Disk usage of database logs

prerak · February 19, 2021, 11:52pm

I know the question about disk space usage has been asked a few times, but I believe I’m seeing something that may be wrong. Our use case is a bit weird: we have two databases (trading and trading_hist), where trading is used during the day, and at the end of the day, we copy the data from trading to trading_hist. Once the data is copied, we drop all tables in trading and start over again next day with new tables (of the same names).

The log files for trading are now taking 23GB space on a single node, while the data we store in it is approx 100MB each day. I’ve checked snapshots_to_keep is set to 2, and I’ve run snapshot trading several times successfully. The initial log file size is the default 256MB, and there are 16 partitions, and we’re running with redundancy mode set to 2. I would still only expect 16x2x256MB = 8GB or so of disk space to be used once snapshots are taken. As of right now, trading db is empty because we’ve dropped the tables, and I’ve run snapshot trading several times, but it never frees any disk space.

I know our usage pattern is unusual, but any idea on how to truncate the log files? I can probably drop the database and recreate it, but then I assume I would have to re-grant privileges, and of course, I’d have to recreate all the stored procedures and functions.

Looking for advice. Thanks.

adam · February 22, 2021, 4:48pm

Hi prerak,

The 256 mb for the log file size isn’t the maximum size of the log files on disk. That is controlled by snapshot_trigger_size (which is 2 GB by default). The log files size impacts mostly empty databases (we pre-create a few log files even when the database is empty)

So the expected disk space usage for a leaf for a database in active use (where num_partition_dbs_per_leaf is total number of partitions - master or replica partitions - on a leaf).

num_partition_dbs_per_leaf * snapshot_trigger_size * snapshots_to_keep + num_partition_dbs_per_leaf * snapshot_disk_size * snapshots_to_keep

So if your using the default config its:

num_partition_dbs_per_leaf * 2GB * 2 + num_partition_dbs_per_leaf * snapshot_disk_size * 2

-Adam

prerak · February 22, 2021, 5:09pm

I see. In my case, num_partition_dbs_per_leaf = 8, and snapshot_trigger_size = 2GB, so even when it is empty, the DB can take 64GB disk space on each leaf. (not sure what snapshot_disk_size is, as it doesn’t seem to be a documented variable, but I’m assuming snapshot_disk_size = 2GB as well).

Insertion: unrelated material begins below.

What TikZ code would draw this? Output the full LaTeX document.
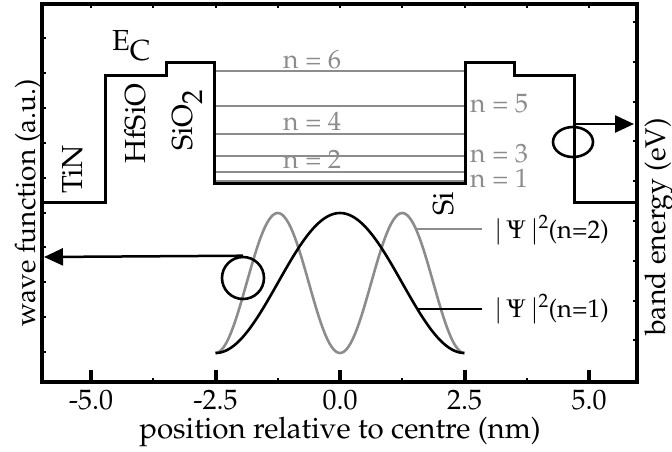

Even so, I was expecting it to truncate the logs once I run the “snapshot <db>” command (twice perhaps since snapshots_to_keep=2).

Just as feedback for you, and even though disk space is relatively cheap, it would be helpful to be able to set these variables per DB, as there are use cases where the DB is just not likely to be big (reference DBs or dev/uat DBs or per-user DBs).

Thanks,
Prerak

adam · February 22, 2021, 6:02pm

Hi Prerak

snapshot_disk_size in my calculation above is how much disk space your snapshot files are using on disk. That’s dependent on how much data you have stored in the database (its not a knob value).

Running 2 snapshots should reduce the disk space (if no new data had been written since the two snapshots). At that point I would the calculation you had above:

num_partition_dbs_per_leaf * 2 * 256mb

The “*2” part here is the number of pre-allocated log files. It can be as high as 5 (the current open log file and up to 4 pre-allocated log files for future use). It depends on how aggressive the write workload was in the past.

I will open a task internally to track setting some of these values per database. I agree with you, the product today doesn’t make it easy to reduce disk space usage at this scale (say trying to trim 10s of GBs of disk usage off mostly empty dbs).

-Adam

prerak · February 22, 2021, 6:36pm

Thanks for that info - the write workload is certainly aggressive during the day for us (100K+ records/sec at times), which would explain why we have 5-6 pre-allocated log files even for an empty db (with 8x2 partitions per leaf, because of redundant mode).

[ec2-user@ip-172-31-16-188 logs]$ du trading_prod_* | cut -f1-3 -d_ | sort | uniq -c
  6 262144  trading_prod_0
  6 262144  trading_prod_1
  6 262144  trading_prod_10
  5 262144  trading_prod_11
  5 262144  trading_prod_12
  6 262144  trading_prod_13
  5 262144  trading_prod_14
  6 262144  trading_prod_15
  6 262144  trading_prod_2
  6 262144  trading_prod_3
  6 262144  trading_prod_4
  5 262144  trading_prod_5
  6 262144  trading_prod_6
  5 262144  trading_prod_7
  5 262144  trading_prod_8
  6 262144  trading_prod_9
  3 65536   trading_prod_log

prerak · February 22, 2021, 6:46pm

Just to add to this, my main concern in reporting this was that there may be a leak in reclaiming disk space once the tables are dropped. I thought that because even after dropping all tables and taking multiple snapshots, the 6 allocated log files per partition were never deleted.

I will report back in a few days if the disk continues to grow indefinitely.